To Russia with love…

Lieber Waldimir,

es läuft gerade gar nicht gut zwischen uns. Ich habe heute deine Pressekonferenz gesehen in der du ausführlich erklärst, dass an all dem was gerade passiert natürlich ich – der Westen – Schuld bin. Was den Kurs des Rubels angeht, hast du sicher sogar teilweise recht damit. Du bist ein brillanter Taktiker und deine Analysen des Ist-Zustands unserer Beziehungen sind wie immer messerscharf. Leider sind deine Strategischen Fähigkeiten mit deinen taktischen nicht zu vergleichen. Schlimmer noch: Du scheinst anzunehmen, dass auch ich bei der Beurteilung der Lage nur auf die jüngsten Ereignisse schaue. Das ist aber nicht so. Du denkst, keiner würde dich verstehen. Ich denke, das beruht auf Gegenseitigkeit. Ich werde versuchen, dir die wichtigsten Fakten aus meiner Sicht zu erklären:

1.Theorie: Der Westen möchte sich „dein Fell“ an die Wand hängen (mit anderen Worten, Russland zerstören)

Du hast ein schönes, großes, faszinierendes Land voller gastfreundlicher Menschen, Wälder, Seen, Flüssen, Rohstoffen – du kannst es behalten! Jeder konnte in der Vergangenheit an vielen Beispielen sehen wohin es führt, wenn Staaten zusammenbrechen und Bürgerkriege ausbrechen. Ruanda, Sri Lanka, Irak, Afghanistan, Libyen, Kongo…die Liste ist endlos. Und dabei schauen wir mal gar nicht mehr als etwa 30 Jahre in der Vergangenheit. Ein Zusammenbruch deines russischen Reiches wäre so entsetzlich, dass wir uns das nicht mal vorstellen wollen. Die Beinahe-Katastrophe von 1990 hat uns genügt! Von „echten“ Kriegen mal ganz zu schweigen. Napoleon wusste es und Hitler hätte es auch wissen müssen: Unmöglich! Und wen sollen wir schicken? Etwa unsere Bundeswehr? Die Schweizer Garde? Und deine Atomwaffen haben wir auch nicht vergessen. Also vergiss das mit der Bedrohung ab besten gleich wieder und fürchte nicht um deinen Pelz.

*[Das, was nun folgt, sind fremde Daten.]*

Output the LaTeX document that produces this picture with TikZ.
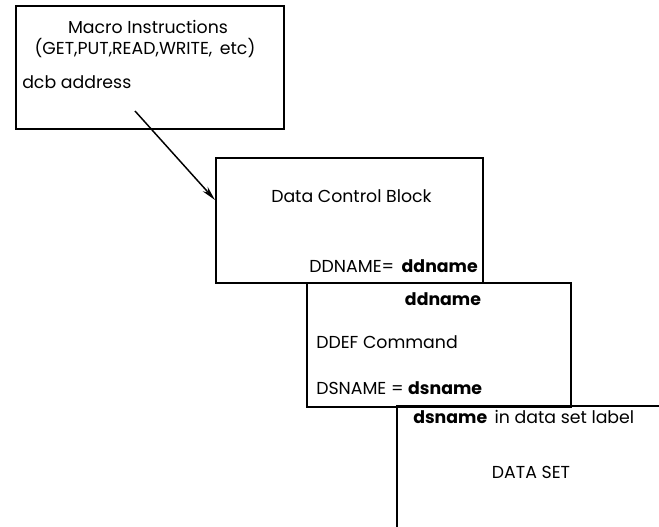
\documentclass[tikz,border=0pt]{standalone}
\usepackage{fontspec}
\setmainfont{Poppins}
\usetikzlibrary{arrows.meta}

\begin{document}
\begin{tikzpicture}[x=0.75pt, y=-0.75pt,
	every node/.style={font=\fontsize{13}{15}\selectfont, inner sep=0pt},
	blk/.style={rectangle, draw, line width=1.2pt, anchor=north west},
	txt/.style={anchor=base west},
	arr/.style={-{Stealth[length=11pt, width=5pt]}, line width=1.1pt}
	]
\useasboundingbox (0,0) rectangle (659,527);

% the boxes
\node[blk, minimum width=201pt, minimum height=92.25pt] (macro) at (15,5) {};
\node[blk, minimum width=200.25pt, minimum height=93.75pt] (dcb) at (215,157) {};
\node[blk, minimum width=198pt, minimum height=93pt] (ddef) at (306,282) {};
\node[anchor=north west, minimum width=197pt, minimum height=92pt] (dset) at (397,406) {};
\draw[line width=1.2pt] (dset.south west) -- (dset.north west) -- (dset.north east);

% texts
\node[anchor=base] (mac1) at (148,34) {Macro Instructions};
\node[anchor=base] (mac2) at (145,55) {(GET,PUT,READ,WRITE,\, etc)};
\node[txt] (dcbaddr) at (22,89) {dcb address};
\node[txt] (dcbname) at (271,203) {Data Control Block};
\node[anchor=base east] (ddn1) at (478,272) {DDNAME=\, \textbf{ddname}};
\node[anchor=base] (ddn2) at (443,305) {\textbf{ddname}};
\node[txt] (ddefcmd) at (316,348) {DDEF Command};
\node[txt] (dsn1) at (316,394) {DSNAME = \textbf{dsname}};
\node[txt] (dsn2) at (413,423) {\textbf{dsname}\, in data set label};
\node[anchor=base] (dsname) at (531,478) {DATA SET};

% pointer from the macro to the dcb
\coordinate (tail) at (135,111);
\coordinate (tip) at (dcb.west |- 0,200);
\draw[arr] (tail) -- (tip);

\end{tikzpicture}
\end{document}
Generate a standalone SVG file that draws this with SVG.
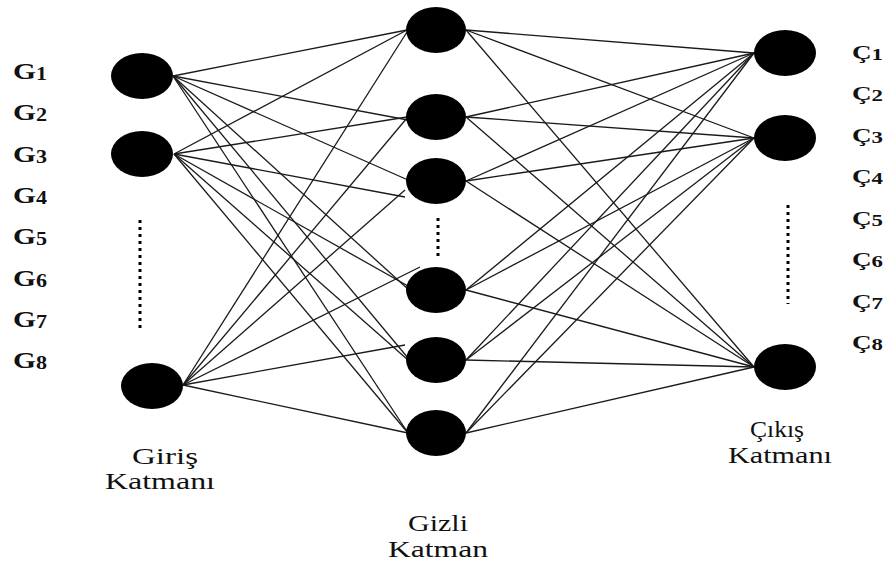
<svg xmlns="http://www.w3.org/2000/svg" width="895" height="566" viewBox="0 0 895 566">
<style>
.n{fill:#000}
.e line{stroke:#1a1a1a;stroke-width:1.3}
.lbl{font-family:"Liberation Serif","Times New Roman",serif;font-weight:bold;fill:#111}
.lay{font-family:"Liberation Serif","Times New Roman",serif;font-size:24px;fill:#111}
.dots{stroke:#000;stroke-width:3;stroke-dasharray:3 4}
</style>
<rect width="895" height="566" fill="#fff"/>
<g id="connectors" class="e">
<line x1="173" y1="76" x2="407" y2="30"/>
<line x1="173" y1="76" x2="408" y2="120"/>
<line x1="173" y1="76" x2="408" y2="180"/>
<line x1="173" y1="76" x2="409" y2="290"/>
<line x1="173" y1="76" x2="408" y2="358"/>
<line x1="173" y1="76" x2="408" y2="433"/>
<line x1="174" y1="154" x2="407" y2="30"/>
<line x1="174" y1="154" x2="407" y2="117"/>
<line x1="174" y1="154" x2="405" y2="197"/>
<line x1="174" y1="154" x2="408" y2="286"/>
<line x1="174" y1="154" x2="408" y2="360"/>
<line x1="174" y1="154" x2="408" y2="433"/>
<line x1="183" y1="385" x2="407" y2="32"/>
<line x1="183" y1="385" x2="407" y2="118"/>
<line x1="183" y1="385" x2="405" y2="190"/>
<line x1="183" y1="385" x2="420" y2="267"/>
<line x1="183" y1="385" x2="405" y2="345"/>
<line x1="183" y1="385" x2="408" y2="433"/>
<line x1="466" y1="30" x2="754" y2="53"/>
<line x1="466" y1="30" x2="754" y2="138"/>
<line x1="466" y1="30" x2="754" y2="367"/>
<line x1="466" y1="117" x2="754" y2="53"/>
<line x1="466" y1="117" x2="754" y2="138"/>
<line x1="466" y1="117" x2="754" y2="367"/>
<line x1="466" y1="181" x2="754" y2="53"/>
<line x1="466" y1="181" x2="754" y2="138"/>
<line x1="466" y1="181" x2="754" y2="367"/>
<line x1="466" y1="290" x2="754" y2="53"/>
<line x1="466" y1="290" x2="754" y2="138"/>
<line x1="466" y1="290" x2="754" y2="367"/>
<line x1="466" y1="360" x2="754" y2="53"/>
<line x1="466" y1="360" x2="754" y2="138"/>
<line x1="466" y1="360" x2="754" y2="367"/>
<line x1="466" y1="433" x2="754" y2="53"/>
<line x1="466" y1="433" x2="754" y2="138"/>
<line x1="466" y1="433" x2="754" y2="367"/>
</g>
<g id="in1"><ellipse class="n" cx="142" cy="76" rx="31" ry="23"/></g>
<g id="in2"><ellipse class="n" cx="142" cy="154" rx="31" ry="23"/></g>
<g id="in3"><ellipse class="n" cx="152" cy="386" rx="31" ry="23"/></g>
<g id="h1"><ellipse class="n" cx="436" cy="30" rx="30" ry="23"/></g>
<g id="h2"><ellipse class="n" cx="436" cy="117" rx="30" ry="23"/></g>
<g id="h3"><ellipse class="n" cx="436" cy="181" rx="30" ry="23"/></g>
<g id="h4"><ellipse class="n" cx="436" cy="290" rx="30" ry="23"/></g>
<g id="h5"><ellipse class="n" cx="436" cy="360" rx="30" ry="23"/></g>
<g id="h6"><ellipse class="n" cx="436" cy="433" rx="30" ry="23"/></g>
<g id="o1"><ellipse class="n" cx="785" cy="53" rx="31" ry="23"/></g>
<g id="o2"><ellipse class="n" cx="785" cy="138" rx="31" ry="23"/></g>
<g id="o3"><ellipse class="n" cx="785" cy="367" rx="31" ry="23"/></g>
<g id="ellipsis">
<line class="dots" x1="140" y1="220" x2="140" y2="328"/>
<line class="dots" x1="438" y1="218" x2="438" y2="258"/>
<line class="dots" x1="788" y1="205" x2="788" y2="304"/>
</g>
<g id="input-labels" class="lbl">
<text x="13" y="79" font-size="24" textLength="34" lengthAdjust="spacingAndGlyphs">G<tspan font-size="18" dy="1">1</tspan></text>
<text x="13" y="120" font-size="24" textLength="34" lengthAdjust="spacingAndGlyphs">G<tspan font-size="18" dy="1">2</tspan></text>
<text x="13" y="162" font-size="24" textLength="34" lengthAdjust="spacingAndGlyphs">G<tspan font-size="18" dy="1">3</tspan></text>
<text x="13" y="203" font-size="24" textLength="34" lengthAdjust="spacingAndGlyphs">G<tspan font-size="18" dy="1">4</tspan></text>
<text x="13" y="244" font-size="24" textLength="34" lengthAdjust="spacingAndGlyphs">G<tspan font-size="18" dy="1">5</tspan></text>
<text x="13" y="286" font-size="24" textLength="34" lengthAdjust="spacingAndGlyphs">G<tspan font-size="18" dy="1">6</tspan></text>
<text x="13" y="327" font-size="24" textLength="34" lengthAdjust="spacingAndGlyphs">G<tspan font-size="18" dy="1">7</tspan></text>
<text x="13" y="368" font-size="24" textLength="34" lengthAdjust="spacingAndGlyphs">G<tspan font-size="18" dy="1">8</tspan></text>
</g>
<g id="output-labels" class="lbl">
<text x="852" y="59" font-size="19" textLength="31" lengthAdjust="spacingAndGlyphs">Ç<tspan font-size="16" dy="1">1</tspan></text>
<text x="852" y="100" font-size="19" textLength="31" lengthAdjust="spacingAndGlyphs">Ç<tspan font-size="16" dy="1">2</tspan></text>
<text x="852" y="142" font-size="19" textLength="31" lengthAdjust="spacingAndGlyphs">Ç<tspan font-size="16" dy="1">3</tspan></text>
<text x="852" y="183" font-size="19" textLength="31" lengthAdjust="spacingAndGlyphs">Ç<tspan font-size="16" dy="1">4</tspan></text>
<text x="852" y="225" font-size="19" textLength="31" lengthAdjust="spacingAndGlyphs">Ç<tspan font-size="16" dy="1">5</tspan></text>
<text x="852" y="266" font-size="19" textLength="31" lengthAdjust="spacingAndGlyphs">Ç<tspan font-size="16" dy="1">6</tspan></text>
<text x="852" y="308" font-size="19" textLength="31" lengthAdjust="spacingAndGlyphs">Ç<tspan font-size="16" dy="1">7</tspan></text>
<text x="852" y="349" font-size="19" textLength="31" lengthAdjust="spacingAndGlyphs">Ç<tspan font-size="16" dy="1">8</tspan></text>
</g>
<g id="layer-labels" class="lay">
<text x="132" y="464" textLength="66" lengthAdjust="spacingAndGlyphs">Giriş</text>
<text x="105" y="489" textLength="110" lengthAdjust="spacingAndGlyphs">Katmanı</text>
<text x="408" y="531" textLength="60" lengthAdjust="spacingAndGlyphs">Gizli</text>
<text x="388" y="557" textLength="100" lengthAdjust="spacingAndGlyphs">Katman</text>
<text x="750" y="437" textLength="54" lengthAdjust="spacingAndGlyphs">Çıkış</text>
<text x="728" y="463" textLength="104" lengthAdjust="spacingAndGlyphs">Katmanı</text>
</g>
</svg>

2.Theorie: Der Westen verletzt russische Interessen indem er sich immer weiter nach Osten ausbreitet

Jetzt hast du mich aber erwischt! EU-Osterweiterung, Nato-Mitgliedschaft, eins deiner früheren Satellitenländer hat sogar schon den Euro eingeführt. Das findest du bedrohlich. Aber was bedroht dich? Schauen wir doch zum Beispiel mal aus der Sicht deiner lettischen Nachbarn auf die Tatsachen und fragen, was hatte Russland als Alternative anzubieten? Irgendeine Idee vielleicht, ein Konzept für das Zusammenleben der Völker, rechtssicher und verlässlich, eine Art Sowjetunion 2.0 mit gemeinsamem Parlament, freien Wahlen und freier Marktwirtschaft? Oder mal anders gefragt: Wer hat denn bei der Festlegung von „Einfluss-Sphären“ und Interessengebieten die Litauer, Letten, Esten, Ukrainer oder Georgier gefragt, was diese eigentlich für ihre eigene Zukunft planen? Lieber Wladimir, du redest ja immer wieder gern vom Selbstbestimmungsrecht der Völker und von deren „inneren Angelegenheiten“. Du wirst mir also zustimmen wenn ich sage, dass die Völker in deinem Westen und Südwesten nicht zu deiner oder meiner Verfügungsmasse gehören, dass diese Völker sehr wohl selbst entscheiden können, was gut für sie ist.

Du hast es ja versucht mit neuen Ideen und Angeboten. Aber die GUS und ihre Nachfolgerorganisationen konnten nicht lange Bestehen. Deinen Nachbarn kommt es vielmehr so vor, als sei das Zusammenleben mit dir umso schwieriger, je eigenständiger sie sich entwickeln. Und kann man es ihnen verübeln, dass sie sich deinem Einfluss zu entziehen versuchen? 70 Jahre mit dir zusammen im Gulag Sowjetunion eingesperrt zu sein, erzeugt Fluchtphantasien. Als endlich die Lagertore offen waren und du den Gulag nun zu einer Wohngemeinschaft umbauen wolltest, war niemand mehr bereit, bei dir einzuziehen. Gut, einige haben es getan. Weißrussland wohnt noch da aber die Ukraine hat bereits gekündigt. Zumindest der größte Teil der Ukraine.